Entries provided:
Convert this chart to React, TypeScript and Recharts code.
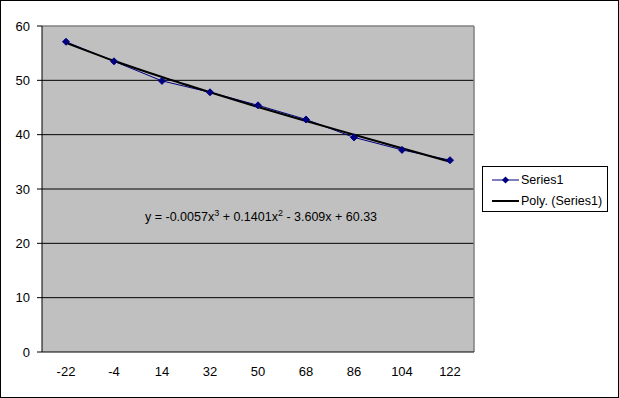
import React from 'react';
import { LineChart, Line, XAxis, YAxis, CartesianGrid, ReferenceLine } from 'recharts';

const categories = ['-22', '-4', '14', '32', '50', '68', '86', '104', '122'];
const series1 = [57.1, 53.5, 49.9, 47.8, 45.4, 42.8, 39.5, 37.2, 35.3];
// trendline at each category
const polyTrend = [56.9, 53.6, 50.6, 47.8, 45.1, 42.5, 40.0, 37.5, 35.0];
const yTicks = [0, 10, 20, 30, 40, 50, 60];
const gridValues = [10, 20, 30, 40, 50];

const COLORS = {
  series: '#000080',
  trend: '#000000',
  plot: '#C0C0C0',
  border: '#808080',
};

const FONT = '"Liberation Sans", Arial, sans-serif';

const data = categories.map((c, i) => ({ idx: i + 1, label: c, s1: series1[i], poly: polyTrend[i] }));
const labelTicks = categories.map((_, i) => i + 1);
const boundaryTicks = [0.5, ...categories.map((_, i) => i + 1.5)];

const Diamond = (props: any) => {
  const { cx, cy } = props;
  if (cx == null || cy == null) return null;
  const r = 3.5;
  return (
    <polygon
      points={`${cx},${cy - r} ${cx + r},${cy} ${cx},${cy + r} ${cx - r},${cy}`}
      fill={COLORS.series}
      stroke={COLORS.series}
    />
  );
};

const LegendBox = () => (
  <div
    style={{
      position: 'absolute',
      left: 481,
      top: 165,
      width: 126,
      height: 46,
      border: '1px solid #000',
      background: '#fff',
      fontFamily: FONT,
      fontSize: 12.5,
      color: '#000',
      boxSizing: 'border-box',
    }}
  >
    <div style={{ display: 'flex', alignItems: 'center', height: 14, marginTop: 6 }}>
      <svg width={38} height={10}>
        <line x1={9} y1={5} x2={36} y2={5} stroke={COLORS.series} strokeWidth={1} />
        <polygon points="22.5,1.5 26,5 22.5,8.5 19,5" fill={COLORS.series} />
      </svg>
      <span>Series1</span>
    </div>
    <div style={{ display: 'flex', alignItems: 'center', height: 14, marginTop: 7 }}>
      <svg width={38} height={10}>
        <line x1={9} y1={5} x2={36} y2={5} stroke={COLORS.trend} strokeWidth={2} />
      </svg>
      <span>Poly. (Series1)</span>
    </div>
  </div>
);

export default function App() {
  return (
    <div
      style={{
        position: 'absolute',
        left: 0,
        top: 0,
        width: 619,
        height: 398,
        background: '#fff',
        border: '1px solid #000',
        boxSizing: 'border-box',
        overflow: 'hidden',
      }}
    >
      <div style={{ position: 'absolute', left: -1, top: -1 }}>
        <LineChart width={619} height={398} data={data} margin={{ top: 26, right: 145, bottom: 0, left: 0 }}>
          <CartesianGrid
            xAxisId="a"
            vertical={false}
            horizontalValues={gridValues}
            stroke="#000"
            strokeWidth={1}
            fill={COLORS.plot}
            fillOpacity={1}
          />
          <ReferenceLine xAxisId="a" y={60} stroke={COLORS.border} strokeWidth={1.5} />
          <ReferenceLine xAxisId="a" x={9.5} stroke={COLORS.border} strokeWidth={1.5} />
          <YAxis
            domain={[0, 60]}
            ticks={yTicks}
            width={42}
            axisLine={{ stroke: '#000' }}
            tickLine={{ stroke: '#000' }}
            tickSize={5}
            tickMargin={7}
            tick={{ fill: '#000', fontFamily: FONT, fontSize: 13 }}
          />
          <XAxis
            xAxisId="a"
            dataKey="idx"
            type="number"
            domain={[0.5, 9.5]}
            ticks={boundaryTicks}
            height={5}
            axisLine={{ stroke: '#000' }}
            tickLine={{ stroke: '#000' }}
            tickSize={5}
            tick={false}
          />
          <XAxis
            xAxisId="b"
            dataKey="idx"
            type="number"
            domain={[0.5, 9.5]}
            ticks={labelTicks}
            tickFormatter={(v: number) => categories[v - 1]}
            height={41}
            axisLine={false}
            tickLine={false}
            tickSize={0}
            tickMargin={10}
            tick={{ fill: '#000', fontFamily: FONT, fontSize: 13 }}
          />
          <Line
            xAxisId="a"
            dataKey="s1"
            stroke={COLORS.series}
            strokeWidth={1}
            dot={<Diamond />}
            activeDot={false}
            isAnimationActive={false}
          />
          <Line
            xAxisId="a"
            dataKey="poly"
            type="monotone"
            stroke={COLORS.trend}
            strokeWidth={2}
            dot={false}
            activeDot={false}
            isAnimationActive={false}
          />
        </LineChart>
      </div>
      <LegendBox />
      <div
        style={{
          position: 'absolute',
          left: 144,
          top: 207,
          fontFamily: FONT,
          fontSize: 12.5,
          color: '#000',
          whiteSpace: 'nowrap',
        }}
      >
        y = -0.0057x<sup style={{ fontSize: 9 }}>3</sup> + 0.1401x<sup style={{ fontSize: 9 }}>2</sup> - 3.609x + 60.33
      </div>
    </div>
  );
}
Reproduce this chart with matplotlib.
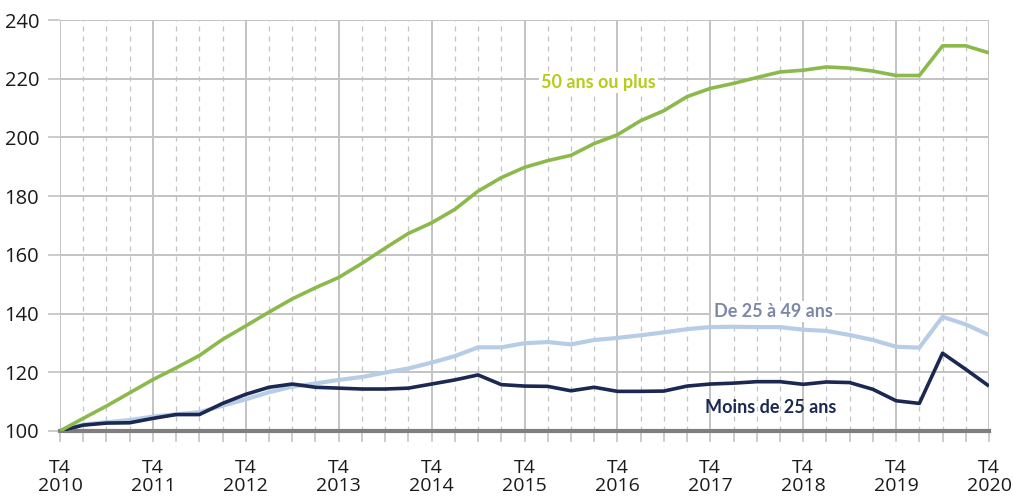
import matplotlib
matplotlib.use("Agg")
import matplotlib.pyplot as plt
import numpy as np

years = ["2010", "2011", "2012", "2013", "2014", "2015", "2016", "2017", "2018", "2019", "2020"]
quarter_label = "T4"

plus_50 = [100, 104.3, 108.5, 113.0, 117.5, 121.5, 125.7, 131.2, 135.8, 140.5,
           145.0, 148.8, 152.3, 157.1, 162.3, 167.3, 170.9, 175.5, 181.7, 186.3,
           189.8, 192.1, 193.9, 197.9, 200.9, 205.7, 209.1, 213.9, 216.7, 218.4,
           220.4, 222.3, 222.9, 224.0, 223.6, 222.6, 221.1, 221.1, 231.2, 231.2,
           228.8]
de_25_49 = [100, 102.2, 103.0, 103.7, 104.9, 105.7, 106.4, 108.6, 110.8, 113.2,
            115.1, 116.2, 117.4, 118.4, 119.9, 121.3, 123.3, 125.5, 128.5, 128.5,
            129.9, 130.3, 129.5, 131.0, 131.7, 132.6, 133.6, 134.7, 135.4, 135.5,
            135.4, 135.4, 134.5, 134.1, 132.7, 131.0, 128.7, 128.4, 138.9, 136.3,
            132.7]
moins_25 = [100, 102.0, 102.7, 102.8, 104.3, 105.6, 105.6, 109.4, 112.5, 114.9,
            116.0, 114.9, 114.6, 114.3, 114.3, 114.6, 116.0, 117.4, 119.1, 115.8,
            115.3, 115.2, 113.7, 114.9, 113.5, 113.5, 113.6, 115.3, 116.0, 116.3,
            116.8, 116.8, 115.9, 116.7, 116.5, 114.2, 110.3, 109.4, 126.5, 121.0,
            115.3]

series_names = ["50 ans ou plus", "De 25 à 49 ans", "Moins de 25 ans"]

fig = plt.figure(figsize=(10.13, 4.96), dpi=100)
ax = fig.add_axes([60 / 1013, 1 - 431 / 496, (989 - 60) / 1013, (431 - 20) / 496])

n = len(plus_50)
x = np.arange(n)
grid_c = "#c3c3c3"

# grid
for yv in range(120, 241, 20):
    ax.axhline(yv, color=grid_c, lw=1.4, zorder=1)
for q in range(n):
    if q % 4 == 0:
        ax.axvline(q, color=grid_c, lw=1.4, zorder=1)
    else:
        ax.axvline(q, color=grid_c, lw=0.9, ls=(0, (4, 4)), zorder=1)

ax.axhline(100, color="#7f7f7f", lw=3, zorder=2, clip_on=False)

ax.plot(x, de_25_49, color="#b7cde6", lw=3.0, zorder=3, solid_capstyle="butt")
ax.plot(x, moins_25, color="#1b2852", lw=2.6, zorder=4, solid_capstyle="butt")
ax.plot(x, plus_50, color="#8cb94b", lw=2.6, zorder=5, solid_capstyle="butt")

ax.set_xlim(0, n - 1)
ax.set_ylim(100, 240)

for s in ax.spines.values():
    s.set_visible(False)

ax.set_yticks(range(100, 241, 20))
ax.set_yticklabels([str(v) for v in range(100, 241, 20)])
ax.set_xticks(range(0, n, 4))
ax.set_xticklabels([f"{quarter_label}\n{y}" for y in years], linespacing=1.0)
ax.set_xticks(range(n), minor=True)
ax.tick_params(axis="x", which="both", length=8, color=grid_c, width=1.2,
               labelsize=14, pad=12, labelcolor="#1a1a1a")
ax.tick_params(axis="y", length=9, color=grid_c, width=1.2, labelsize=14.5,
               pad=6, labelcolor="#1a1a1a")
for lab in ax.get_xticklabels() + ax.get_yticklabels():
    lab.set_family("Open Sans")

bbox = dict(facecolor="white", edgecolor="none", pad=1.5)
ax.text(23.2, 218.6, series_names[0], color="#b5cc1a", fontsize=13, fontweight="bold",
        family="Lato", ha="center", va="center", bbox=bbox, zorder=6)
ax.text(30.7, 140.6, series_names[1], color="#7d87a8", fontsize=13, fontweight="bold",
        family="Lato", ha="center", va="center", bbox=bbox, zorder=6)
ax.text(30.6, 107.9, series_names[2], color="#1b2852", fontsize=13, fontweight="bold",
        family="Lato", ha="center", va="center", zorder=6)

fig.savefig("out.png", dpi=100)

Exercise instructions:
Give back exactly the lines from the first line of the data through the line with "const boundaryTicks = [0.5, ...categories.map((_, i)", pictures excluded.

Solution:
Convert this chart to React, TypeScript and Recharts code.
import React from 'react';
import { LineChart, Line, XAxis, YAxis, CartesianGrid, ReferenceLine } from 'recharts';

const categories = ['-22', '-4', '14', '32', '50', '68', '86', '104', '122'];
const series1 = [57.1, 53.5, 49.9, 47.8, 45.4, 42.8, 39.5, 37.2, 35.3];
// trendline at each category
const polyTrend = [56.9, 53.6, 50.6, 47.8, 45.1, 42.5, 40.0, 37.5, 35.0];
const yTicks = [0, 10, 20, 30, 40, 50, 60];
const gridValues = [10, 20, 30, 40, 50];

const COLORS = {
  series: '#000080',
  trend: '#000000',
  plot: '#C0C0C0',
  border: '#808080',
};

const FONT = '"Liberation Sans", Arial, sans-serif';

const data = categories.map((c, i) => ({ idx: i + 1, label: c, s1: series1[i], poly: polyTrend[i] }));
const labelTicks = categories.map((_, i) => i + 1);
const boundaryTicks = [0.5, ...categories.map((_, i) => i + 1.5)];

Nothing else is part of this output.